I need reminders that there are ways I can help myself. Thanks for all the times you give me relief.


over 4 years ago, said...

you keep say to physically remove myself from the situation......but he is sitting there alone, unable to do anything and feeling sorry. How do you remove your own guilt?


over 4 years ago, said...

YOU CHOOSE TO BE STRONG. YOU KEEP TRYING AND GET TO EVERY SUPPORT GROUP AND CHURCH GROUPS YOU CAN. PLANNING, PATIENCE AND PERSERVENCE (SP) ISTHE ANSWER. tHKNK THIS TOO SHALL PASS....BE POSITIVE AND PRAY, PRAY, PRAY. iT WORKS AND YOU MUST KEEP TRYING!


over 4 years ago, said...

Most of these ideas I already use or know to use. But this was a good refresher to have these ideas written down and to read them to reinforce the ideas in my head.


over 4 years ago, said...

GET OUT! Physically remove yourself from the situation, if it's about to blow or even if it did. Try not to say anything else negative & go to another place where you can sit, deep breathe & gather your thoughts. Do not discuss the situation for as long as it takes you, or the other person, to calm down. Discuss things when you are both ready & try & come to a solution. If this doesn't work, Get Help from someone who can help you figure out alternative solutions.


over 4 years ago, said...

What happens if you finish the sentence Today I want... Go ahead. Write another sentence.
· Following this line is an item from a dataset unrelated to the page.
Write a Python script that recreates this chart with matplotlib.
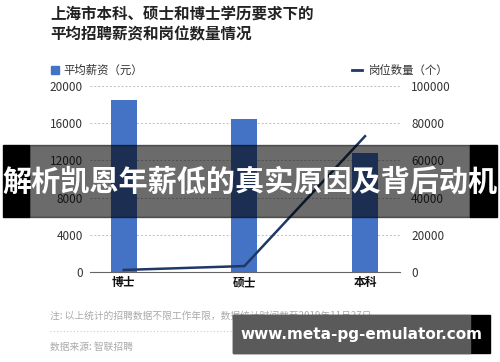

Keep going if you want. What happens? If you want you can send the results to Lgood67334 AT comcast DOT net (you know the drill, right?) and I'll tell you what's already strong in your writing.


over 4 years ago, said...

It affirmed that caregivers do lose it and physically releasing your emotions was healthy. I was afraid that my blood pressure got too high by acting on my emotions.


over 4 years ago, said...

The suggestions. I feel like a stuck record. Very aggravating. I amm caring for my husband who is 65 yo. He had strokes a few years ago. While he recovered well physicaly mental


over 4 years ago, said...

The suggestion above,and most suggestions for releasing anger, are throwing things, choppy movements. There is a therapeutic way to totally release anger from the body, Gabrielle Roth's "5 Rhythms," which you can learn about by viewing teh many videos on YouTube. Do not be intimidated by the limber hunks who dance all out. These rhythms can be done all in your head (almost as an actor's tool), done by people in wheelchairs too. The following natural rhythm following the sharp 4/4 beat of the angry staccato..is Chaos, associated with the free forward fall of deep weeping. It looks like freeform hippie dance, arms going every which way, skipping around instead of angry stomping. Next after all that energy is moved through is Lyrical, almost floating, like flicking fairy dust after butterflies. Then resolve and stillness, peace. Zen like. The first one, before anger staccato is to catalyze fear, think snake feeling his way out of frozen fear...in dance form it resembles a belly dance in look and associated music. Knowing this flow is useful, for it can be used internally like an actor's direction in his head ("Ok, I start to get angry at this line, so more staccato.") to doing the movements therapeutically with others, like a hand dance with an out of control toddler. Catch the toddler's thrashing wrists, move them in hitting movement FOR them for awhile. When they release into your control, move their arms and perhaps dance with them in wild skipping of Chaos (now this is fun!), then maybe a little pretend waltz for lyrical, then slow motion dinosaur stomp to stillness slowing down. Do a little hand dance with an upset senior as you talk to them and comfort them holding both their hands. Or do as game hand dance across the surface of the table. Be aware of the 5-rhythm pattern when you give them a short shoulder massage... It's nice to have specific tools like this. Try and see if it works. Many videos are available to view on YouTube to get the gist. Don't be mislead by the all out gorgeous dancing...you can take it down to fingertip level.